だが「自分の体の弱さ、体の小ささを身に染みて感じました。日頃の練習の甘さが分かった気がしました」
全国レベルでは、体が小さいことは承知済み。だからこそタックルした時に、力任せではなくレッグドライブをして、その場で倒せる、もしくは押し返せる選手になりたい。
「自信がついた、というよりも改善点がたくさん見つかった大会になりました」
これからの1年半、桐蔭学園で学ばなければならないことがたくさんあることを知った。
一方、チームの副将として背中を預けられていたのがWTB飯泉敢太選手(早稲田実業2年)。監督からバイスキャプテンに任命された時には「正直驚いた」というが「全力でチームを引っ張っていこう」と気持ちを込めた。
大会最終日。
近畿ブロックに3-17で敗れると、九州ブロックにも12-28で敗戦。
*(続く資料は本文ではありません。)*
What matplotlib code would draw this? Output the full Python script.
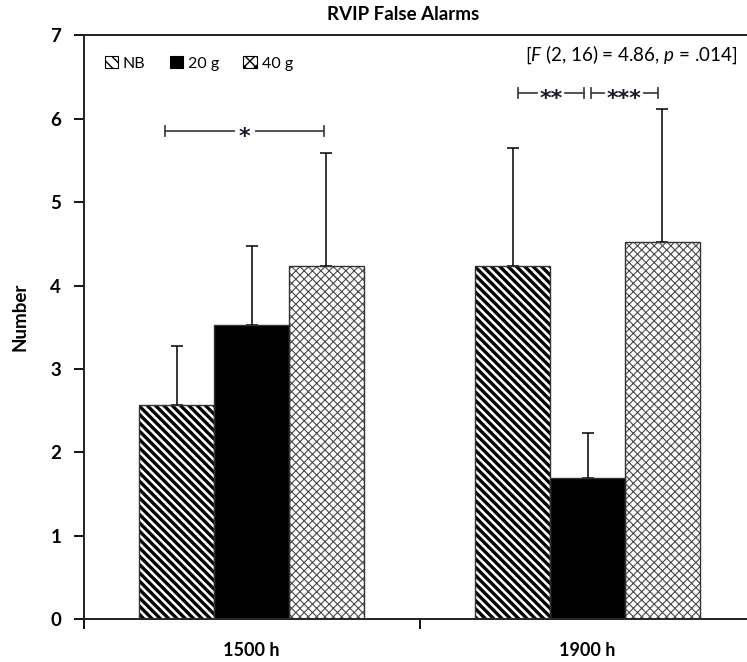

敵陣に入ってもトライのとり切れない、苦しい時間が続いた。
「バックスが、どこかで打開したい」
グラウンドに立つ飯泉バイスキャプテンは何度も仕掛けたが、及ばなかった。
やりたかった形がある。
中盤に入ったら、裏のスペースに蹴り込むこと。
しかし「ちょっとしたスペースに、自分たちの欲が出てしまいました。裏のスペースは見えていたのですが、蹴る判断ができませんでした」
蹴る、よりも。目の前に見えた、わずかなスペースへチャレンジする局面が増えてしまった。
だがそこでフィジカル負け。ペナルティを取られれば陣地を後退させられる、難しさを痛感した。
「なかなかうまくいかなかった。エリアを取りにいく、という自分たちの形がつくれませんでした」
今大会、バイスキャプテンとして「チーム全体を見て考える」経験を積んだ8月のはじめ。
自チームに戻っても、3年生に頼ることなく「引っ張っていける存在になっていきたい」と飯泉選手は誓う。
「この夏は、アタックスキルをとことん磨きたいです。ボールを持ってから仕掛けることは得意なのですが、ボールのもらい方が課題。ボールを持っていない時に、どう相手をズラすか。お手本は、フランス代表のルイ・ビエル=ビアレ。ボールが裏に出た時の反応がすっごい早いので、見習っていきたいです」
経験から学び、憧れから学ぶ夏に突入する。